--- Description of the task ---
Return the lines below exactly, from the first line to the line that contains "actin_cl15 = [0.52, 0.90, 0.58, 0.94]". Leave out pictures.

--- Recorded information ---
start

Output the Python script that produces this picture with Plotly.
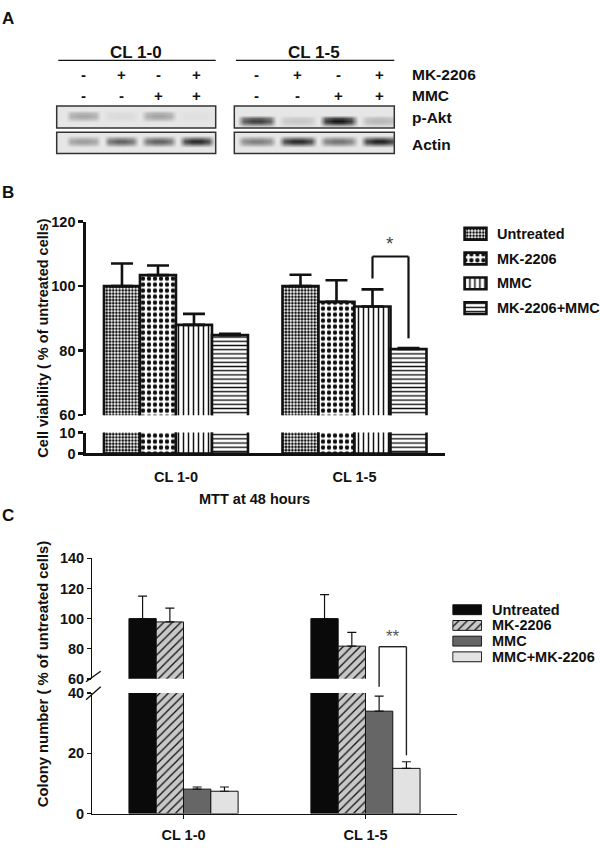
import plotly.graph_objects as go

W, H = 600, 848
def X(px): return px / W
def Y(py): return 1 - py / H

FONT = "Liberation Sans, Arial, sans-serif"
BLACK = "#111111"

# ---------------- Panel A : western blot ----------------
lanes = [0, 1, 2, 3]
mk2206_signs = ["-", "+", "-", "+"]
mmc_signs = ["-", "-", "+", "+"]
blot_groups = ["CL 1-0", "CL 1-5"]
row_labels = ["MK-2206", "MMC", "p-Akt", "Actin"]
pakt_cl10 = [0.32, 0.06, 0.34, 0.03]
pakt_cl15 = [0.80, 0.16, 0.98, 0.24]
actin_cl10 = [0.38, 0.66, 0.66, 0.90]
actin_cl15 = [0.52, 0.90, 0.58, 0.94]

# ---------------- Panel B : MTT ----------------
cell_lines = ["CL 1-0", "CL 1-5"]
b_series = ["Untreated", "MK-2206", "MMC", "MK-2206+MMC"]
b_untreated = [100.0, 100.0]
b_mk2206 = [103.4, 95.1]
b_mmc = [88.0, 93.7]
b_combo = [84.8, 80.5]
b_untreated_err = [7.0, 3.5]
b_mk2206_err = [3.0, 6.7]
b_mmc_err = [3.4, 5.3]
b_combo_err = [0.4, 0.3]
b_xlabel = "MTT at 48 hours"
b_ytitle = "Cell viability ( % of untreated cells)"

# ---------------- Panel C : colony ----------------
c_series = ["Untreated", "MK-2206", "MMC", "MMC+MK-2206"]
c_untreated = [100.0, 100.0]
c_mk2206 = [97.8, 81.7]
c_mmc = [8.1, 34.0]
c_combo = [7.4, 15.0]
c_untreated_err = [15.0, 16.0]
c_mk2206_err = [9.2, 9.2]
c_mmc_err = [0.7, 5.0]
c_combo_err = [1.4, 2.2]
c_ytitle = "Colony number ( % of untreated cells)"

fig = go.Figure()

def ann(text, x, y, xref="paper", yref="paper", xanchor="center", yanchor="middle",
        size=14.5, color=BLACK, **kw):
    return dict(text=text, x=x, y=y, xref=xref, yref=yref, xanchor=xanchor,
                yanchor=yanchor, showarrow=False, font=dict(size=size, color=color), **kw)

# ---------- Panel A heatmaps ----------
def band_grid(intens, xr, yc):
    xs = [xr[0] - 0.3]
    hs = [0.0]
    for l, I in zip(lanes, intens):
        for dx, f in [(-0.47, 0.0), (-0.32, 0.8), (-0.1, 1.0), (0.1, 1.0), (0.32, 0.8), (0.47, 0.0)]:
            xs.append(l + dx)
            hs.append(I * f)
    xs.append(max(xr[1], lanes[-1] + 0.47) + 0.3)
    hs.append(0.0)
    ys = [-0.2, yc - 0.28, yc - 0.11, yc, yc + 0.11, yc + 0.28, 1.2]
    vw = [0, 0, 0.8, 1, 0.8, 0, 0]
    z = [[v * h for h in hs] for v in vw]
    return xs, ys, z

blot_specs = [
    (pakt_cl10, "7", [-0.70, 3.50], 0.55, [X(56.7), X(215.7)], [Y(122.3), Y(100)]),
    (pakt_cl15, "8", [-0.55, 3.36], 0.33, [X(234.3), X(394.3)], [Y(122.3), Y(100)]),
    (actin_cl10, "9", [-0.70, 3.50], 0.57, [X(56.7), X(215.7)], [Y(148.3), Y(126.7)]),
    (actin_cl15, "10", [-0.55, 3.36], 0.57, [X(234.3), X(394.3)], [Y(148.3), Y(126.7)]),
]
layout_axes = {}
shapes = []
annotations = []
for intens, k, xr, yc, xd, yd in blot_specs:
    xs, ys, z = band_grid(intens, xr, yc)
    fig.add_trace(go.Heatmap(x=xs, y=ys, z=z, zmin=0, zmax=1, zsmooth="best",
                             colorscale=[[0, "#e6e6e6"], [0.5, "#848484"], [1, "#101010"]],
                             showscale=False, hoverinfo="skip",
                             xaxis="x" + k, yaxis="y" + k))
    layout_axes["xaxis" + k] = dict(domain=xd, range=xr, visible=False, anchor="y" + k)
    layout_axes["yaxis" + k] = dict(domain=yd, range=[0, 1], visible=False, anchor="x" + k)
    shapes.append(dict(type="rect", xref="x%s domain" % k, yref="y%s domain" % k,
                       x0=0, x1=1, y0=0, y1=1, line=dict(color="#333333", width=1.5)))

for k, grp in zip(["7", "8"], blot_groups):
    annotations.append(ann("<b>%s</b>" % grp, 0.5, Y(45), xref="x%s domain" % k, size=17))
    shapes.append(dict(type="line", xref="x%s domain" % k, x0=0.01, x1=1.0,
                       yref="paper", y0=Y(53.3), y1=Y(53.3),
                       line=dict(color=BLACK, width=1.3)))
    for l, s1, s2 in zip(lanes, mk2206_signs, mmc_signs):
        annotations.append(ann("<b>%s</b>" % s1, l, Y(67.7), xref="x" + k, size=15))
        annotations.append(ann("<b>%s</b>" % s2, l, Y(89), xref="x" + k, size=15))

for lab, py in zip(row_labels, [67.7, 89, 111.7, 139]):
    annotations.append(ann("<b>%s</b>" % lab, X(410), Y(py), xanchor="left", size=15.5))

# ---------- Panel B bars ----------
B_W = 36 / 178.5
b_vals = [b_untreated, b_mk2206, b_mmc, b_combo]
b_errs = [b_untreated_err, b_mk2206_err, b_mmc_err, b_combo_err]
b_pats = [dict(shape=".", size=3.2, solidity=0.55),
          dict(shape=".", size=6, solidity=0.42),
          dict(shape="|", size=5, solidity=0.3),
          dict(shape="-", size=4.2, solidity=0.33)]
for i, (name, v, e, pat) in enumerate(zip(b_series, b_vals, b_errs, b_pats)):
    off = -2 * B_W + i * B_W
    mk = dict(color="white", line=dict(color=BLACK, width=2.6),
              pattern=dict(fgcolor=BLACK, bgcolor="white", fillmode="replace", **pat))
    fig.add_trace(go.Bar(x=cell_lines, y=v, width=B_W, offset=off, marker=mk, name=name,
                         showlegend=False, xaxis="x", yaxis="y"))
    fig.add_trace(go.Bar(x=cell_lines, y=v, width=B_W, offset=off, marker=mk, name=name,
                         showlegend=False, xaxis="x2", yaxis="y2",
                         error_y=dict(type="data", symmetric=False, array=e,
                                      arrayminus=[0] * len(e), color=BLACK,
                                      thickness=2.6, width=11)))
    # legend swatch
    fig.add_trace(go.Bar(y=[i], x=[1], orientation="h", width=12 / 25.3, marker=mk,
                         name=name, showlegend=False, hoverinfo="skip",
                         xaxis="x5", yaxis="y5"))
    annotations.append(ann("<b>%s</b>" % name, X(495), i, yref="y5", xanchor="left"))

# ---------- Panel C bars ----------
C_W = 27.3 / 182
c_vals = [c_untreated, c_mk2206, c_mmc, c_combo]
c_errs = [c_untreated_err, c_mk2206_err, c_mmc_err, c_combo_err]
c_colors = ["#0a0a0a", "#c8c8c8", "#666666", "#e2e2e2"]
c_shapes = ["", "/", "", ""]
C_LOW_TOP, C_UP_BOT = 40, 60
for i, (name, v, e, col, shp) in enumerate(zip(c_series, c_vals, c_errs, c_colors, c_shapes)):
    off = -2 * C_W + i * C_W
    mk = dict(color=col, line=dict(color=BLACK, width=1),
              pattern=dict(shape=shp, fgcolor=BLACK, bgcolor=col, size=6, solidity=0.22,
                           fillmode="replace"))
    low_err = [ee if vv < C_LOW_TOP else 0 for vv, ee in zip(v, e)]
    up_vals = [vv if vv >= C_UP_BOT else None for vv in v]
    fig.add_trace(go.Bar(x=cell_lines, y=v, width=C_W, offset=off, marker=mk, name=name,
                         showlegend=False, xaxis="x3", yaxis="y3",
                         error_y=dict(type="data", symmetric=False, array=low_err,
                                      arrayminus=[0] * len(e), color=BLACK,
                                      thickness=1.2, width=4.5)))
    fig.add_trace(go.Bar(x=cell_lines, y=up_vals, width=C_W, offset=off, marker=mk, name=name,
                         showlegend=False, xaxis="x4", yaxis="y4",
                         error_y=dict(type="data", symmetric=False, array=e,
                                      arrayminus=[0] * len(e), color=BLACK,
                                      thickness=1.2, width=4.5)))
    # legend swatch
    fig.add_trace(go.Bar(y=[i], x=[1], orientation="h", width=10 / 15.9, marker=mk,
                         name=name, showlegend=False, hoverinfo="skip",
                         xaxis="x6", yaxis="y6"))
    annotations.append(ann("<b>%s</b>" % name, X(490), i, yref="y6", xanchor="left"))

# ---------- Axes ----------
tickfont = dict(size=14.5, color=BLACK, family=FONT, weight="bold")
def yax(domain, rng, tickvals, anchor, lw, tl):
    return dict(domain=domain, range=rng, tickvals=tickvals, anchor=anchor,
                showline=True, linecolor=BLACK, linewidth=lw, ticks="outside",
                ticklen=tl, tickwidth=lw, tickcolor=BLACK, showgrid=False,
                zeroline=False, tickfont=tickfont, fixedrange=True)

layout_axes.update(
    xaxis=dict(domain=[X(86), X(445)], range=[-0.504, 1.507], type="category", anchor="y",
               showline=True, linecolor=BLACK, linewidth=2.6, ticks="", showgrid=False,
               zeroline=False, tickfont=tickfont, ticklabelstandoff=9),
    xaxis2=dict(domain=[X(86), X(445)], matches="x", type="category", anchor="y2", visible=False),
    yaxis=yax([Y(454), Y(432.7)], [0, 10], [0, 10], "x", 2.6, 5),
    yaxis2=yax([Y(415), Y(217.7)], [60, 120], [60, 80, 100, 120], "x2", 2.6, 5),
    xaxis3=dict(domain=[X(92), X(457)], range=[-0.503, 1.503], type="category", anchor="y3",
                showline=True, linecolor=BLACK, linewidth=1.5, ticks="outside", ticklen=4,
                tickwidth=1.5, tickcolor=BLACK, showgrid=False, zeroline=False,
                tickfont=tickfont, ticklabelstandoff=4),
    xaxis4=dict(domain=[X(92), X(457)], matches="x3", type="category", anchor="y4", visible=False),
    yaxis3=yax([Y(821), Y(698.3)], [0, 40], [0, 20, 40], "x3", 1.5, 3.5),
    yaxis4=yax([Y(683.7), Y(561)], [60, 140], [60, 80, 100, 120, 140], "x4", 1.5, 3.5),
    xaxis5=dict(domain=[X(462.4), X(488.6)], range=[-0.1, 1.1], visible=False, anchor="y5"),
    yaxis5=dict(domain=[Y(318.6), Y(217.4)], range=[3.5, -0.5], visible=False, anchor="x5"),
    xaxis6=dict(domain=[X(452.2), X(482.2)], range=[-0.02, 1.02], visible=False, anchor="y6"),
    yaxis6=dict(domain=[Y(669.3), Y(605.3)], range=[3.5, -0.5], visible=False, anchor="x6"),
)

# ---------- Significance brackets ----------
bx3 = 1 + 0.5 * B_W
bx4 = 1 + 1.5 * B_W
for x0, y0, x1, y1 in [(bx3, 275.7, bx3, 253.3), (bx3, 253.3, bx4, 253.3), (bx4, 253.3, bx4, 336.7)]:
    shapes.append(dict(type="line", xref="x2", yref="paper", x0=x0, x1=x1, y0=Y(y0), y1=Y(y1),
                       line=dict(color=BLACK, width=2.2)))
annotations.append(ann("*", (bx3 + bx4) / 2, Y(240), xref="x2", size=19, color="#444444"))
cx3 = 1 + 0.5 * C_W
cx4 = 1 + 1.5 * C_W
for x0, y0, x1, y1 in [(cx3, 691.7, cx3, 651), (cx3, 651, cx4, 651), (cx4, 651, cx4, 761.7)]:
    shapes.append(dict(type="line", xref="x4", yref="paper", x0=x0, x1=x1, y0=Y(y0), y1=Y(y1),
                       line=dict(color="#222222", width=1.4)))
annotations.append(ann("**", (cx3 + cx4) / 2, Y(641), xref="x4", size=17, color="#555555"))

# axis-break slashes in panel C
for y0, y1 in [(686.7, 676), (705, 691.7)]:
    shapes.append(dict(type="line", xref="paper", yref="paper", x0=X(86), x1=X(100.7),
                       y0=Y(y0), y1=Y(y1), line=dict(color=BLACK, width=1.4)))

# ---------- Titles and panel letters ----------
annotations += [
    ann("<b>%s</b>" % b_ytitle, X(43), Y(337), textangle=-90),
    ann("<b>%s</b>" % c_ytitle, X(43), Y(679), textangle=-90, size=14.8),
    ann("<b>%s</b>" % b_xlabel, X(254), Y(500)),
    ann("<b>A</b>", X(8), Y(11), size=17),
    ann("<b>B</b>", X(8), Y(188), size=17),
    ann("<b>C</b>", X(8), Y(517), size=17),
]

fig.update_layout(
    width=W, height=H, margin=dict(l=0, r=0, t=0, b=0, pad=0),
    paper_bgcolor="white", plot_bgcolor="white", barmode="overlay",
    font=dict(family=FONT, color=BLACK), showlegend=False,
    shapes=shapes, annotations=annotations, **layout_axes,
)

fig.write_html("out.html", config={"displayModeBar": False, "staticPlot": True},
               post_script="document.body.style.margin='0';document.body.style.overflow='hidden';")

end

--- Finished answer ---
Output the Python script that produces this picture with Plotly.
import plotly.graph_objects as go

W, H = 600, 848
def X(px): return px / W
def Y(py): return 1 - py / H

FONT = "Liberation Sans, Arial, sans-serif"
BLACK = "#111111"

# ---------------- Panel A : western blot ----------------
lanes = [0, 1, 2, 3]
mk2206_signs = ["-", "+", "-", "+"]
mmc_signs = ["-", "-", "+", "+"]
blot_groups = ["CL 1-0", "CL 1-5"]
row_labels = ["MK-2206", "MMC", "p-Akt", "Actin"]
pakt_cl10 = [0.32, 0.06, 0.34, 0.03]
pakt_cl15 = [0.80, 0.16, 0.98, 0.24]
actin_cl10 = [0.38, 0.66, 0.66, 0.90]
actin_cl15 = [0.52, 0.90, 0.58, 0.94]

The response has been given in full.